Question

The electronic configuration of vanadium is:
A. $[Ar]3d^{4}4s^1$
B. $[Ar]4d^{3}5s^2$
C. $[Ar]3d^{3}4s^2$
D. $[Ar]3d^{5}4s^0$

Answer 1

Hint: Recall the atomic number of the elements vanadium and add the electrons to the shells according to the Aufbau principle. Take note of the block in which it is present.

Complete step by step answer:
Let us look at the periodic table and locate vanadium.

Here, we can see that the atomic number of vanadium is 23 and it is present in the d-block of elements. This implies that the last electron to be filled in the orbitals of vanadium will be in the d-orbital.
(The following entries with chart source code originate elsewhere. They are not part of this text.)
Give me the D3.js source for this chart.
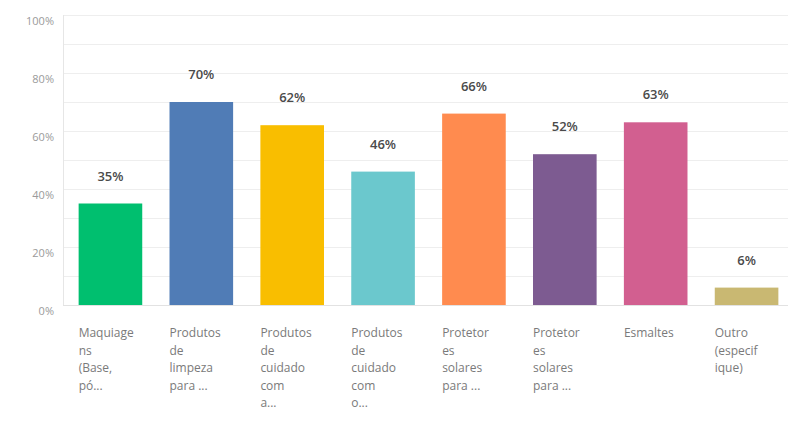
<!DOCTYPE html>
<html>
<head>
<meta charset="utf-8">
<script src="https://cdn.jsdelivr.net/npm/d3@7"></script>
<style>
  html, body { margin: 0; padding: 0; background: #fff; }
  svg { display: block; }
</style>
</head>
<body>
<svg id="chart" width="788" height="423"></svg>
<script>
// Answer choices (already wrapped into display lines) and response shares
const categoryLines = [
  ["Maquiage", "ns", "(Base,", "pó..."],
  ["Produtos", "de", "limpeza", "para ..."],
  ["Produtos", "de", "cuidado", "com", "a..."],
  ["Produtos", "de", "cuidado", "com", "o..."],
  ["Protetor", "es", "solares", "para ..."],
  ["Protetor", "es", "solares", "para ..."],
  ["Esmaltes"],
  ["Outro", "(especif", "ique)"]
];
const values = [35, 70, 62, 46, 66, 52, 63, 6];
const barColors = ["#00BF6F", "#507CB6", "#F9BE00", "#6BC8CD", "#FF8B4F", "#7D5B91", "#D25F90", "#C9B872"];
const tickValues = [0, 20, 40, 60, 80, 100];
const gridValues = [10, 20, 30, 40, 50, 60, 70, 80, 90, 100];

const svg = d3.select("#chart");
const font = "'Open Sans', 'Noto Sans', sans-serif";

const x = d3.scaleBand()
  .domain(d3.range(values.length))
  .range([65, 792])
  .paddingInner(0.3)
  .paddingOuter(0.15);

const y = d3.scaleLinear().domain([0, 100]).range([305, 15]);

// horizontal gridlines
svg.append("g")
  .selectAll("line")
  .data(gridValues)
  .join("line")
  .attr("x1", 63).attr("x2", 788)
  .attr("y1", d => y(d) + 0.5).attr("y2", d => y(d) + 0.5)
  .attr("stroke", "#eeeeee")
  .attr("stroke-width", 1);

// baseline and vertical axis line
svg.append("line")
  .attr("x1", 63).attr("x2", 788)
  .attr("y1", y(0) + 0.5).attr("y2", y(0) + 0.5)
  .attr("stroke", "#e2e2e2");
svg.append("line")
  .attr("x1", 63.5).attr("x2", 63.5)
  .attr("y1", y(100)).attr("y2", y(0))
  .attr("stroke", "#e6e6e6");

// y tick labels
svg.append("g")
  .selectAll("text")
  .data(tickValues)
  .join("text")
  .attr("x", 54)
  .attr("y", d => y(d) + 10)
  .attr("text-anchor", "end")
  .attr("font-family", font)
  .attr("font-size", 11)
  .attr("fill", "#9a9a9a")
  .text(d => d + "%");

// bars
svg.append("g")
  .selectAll("rect")
  .data(values)
  .join("rect")
  .attr("x", (d, i) => x(i))
  .attr("y", d => y(d))
  .attr("width", x.bandwidth())
  .attr("height", d => y(0) - y(d))
  .attr("fill", (d, i) => barColors[i]);

// value labels above bars
svg.append("g")
  .selectAll("text")
  .data(values)
  .join("text")
  .attr("x", (d, i) => x(i) + x.bandwidth() / 2)
  .attr("y", d => y(d) - 23)
  .attr("text-anchor", "middle")
  .attr("font-family", font)
  .attr("font-size", 13)
  .attr("font-weight", 600)
  .attr("fill", "#4a4a4a")
  .text(d => d + "%");

// category labels, left-aligned under each bar
const cat = svg.append("g")
  .selectAll("text")
  .data(categoryLines)
  .join("text")
  .attr("font-family", font)
  .attr("font-size", 12)
  .attr("fill", "#7a7a7a");

cat.each(function (lines, i) {
  d3.select(this).selectAll("tspan")
    .data(lines)
    .join("tspan")
    .attr("x", x(i))
    .attr("y", (l, j) => 337 + j * 17.5)
    .text(l => l);
});
</script>
</body>
</html>
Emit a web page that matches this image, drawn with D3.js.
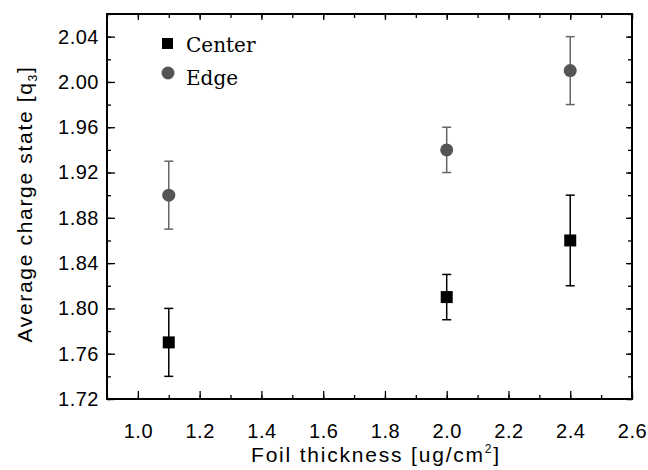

First, we will see what the configuration of vanadium is, upto argon, or 18 electrons. The configuration of argon is $1s^{2}2s^{2}2p^{6}3s^{2}3p^6$, so out of the 23 electrons, 18 electrons have already been placed in orbitals in a stable manner. Only 5 electrons are left to be placed now.
First, let us see the orbitals placed in the order of increasing energy. The order is:
$$1s<2s<2p<3s<3p<4s<3d<4p$$

From this, we can say that after the $3p$ orbital has been filled, the $4s$ orbital has lower energy and will be filled earlier than the $3d$ orbital. So, we will put the 5 electrons as $4s^{2}3d^3$. The total electronic configuration according to this will be $[Ar]4s^{2}3d^3$.
So, the correct answer is “Option C”.

Note: Please don’t get confused if the orbitals are not given in the order specified by the Aufbau principle. Always draw the diagram for the relative energy of the orbitals before attempting these questions.